In the mine they smoke cigarettes and play the terrifying game of death. A the story unfolds frightening facts about Kit and John Askew come to light.

Notes:

The book does a very good balancing act, there is wonderful dialogue between all the main characters and an interesting plot full of excitement and action is maintained to the fullest extent. The characters that appear in the book, with the exception of Kit's parents, are all very round, well developed and above all credible.

The book also contains very strong messages about peer pressure. When Kit takes drags of the cigarettes it is made clear that he does not like it and he only smokes to fit in with the rest of the gang. Similarly it is John Askew who puts Kit under a lot of pressure to join the nocturnal meetings of the gang.

There is also a strong message about the importance of family in the book. Kit has a very strong relationship with his Grandfather and feels that he can confide in him, while Askew comes from a broken family (his parents are very abusive) and has no one to turn to so he becomes very bitter and twisted. Some may be concerned about the meetings that Kit and his friends attend, they are clearly meant to be some kind of séance, however it is made clear at the end of the book how dangerous it is to dabble in these things.

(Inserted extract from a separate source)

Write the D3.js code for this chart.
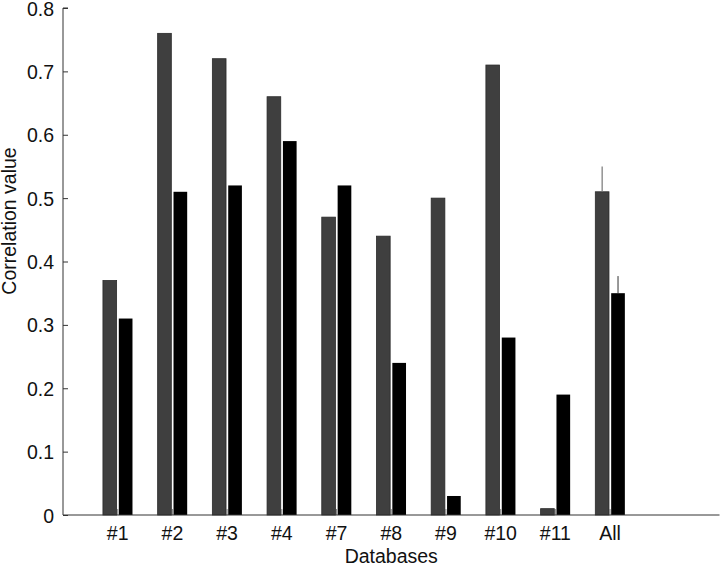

On the downside, the game in the mines is a game of death, and the gaping entrance to the darkness of the mines stands in a way for the passage from life to death.

“Whose turn is it to die?” he whispered.“Death,” we all chanted. “Death Death Death Death...”The knife shimmered, spinning. It spun on and on. Me, I thought, as it spun to me and then away again. Me, not me, me, not me, me, not me... And then it slowed and came to rest. Me.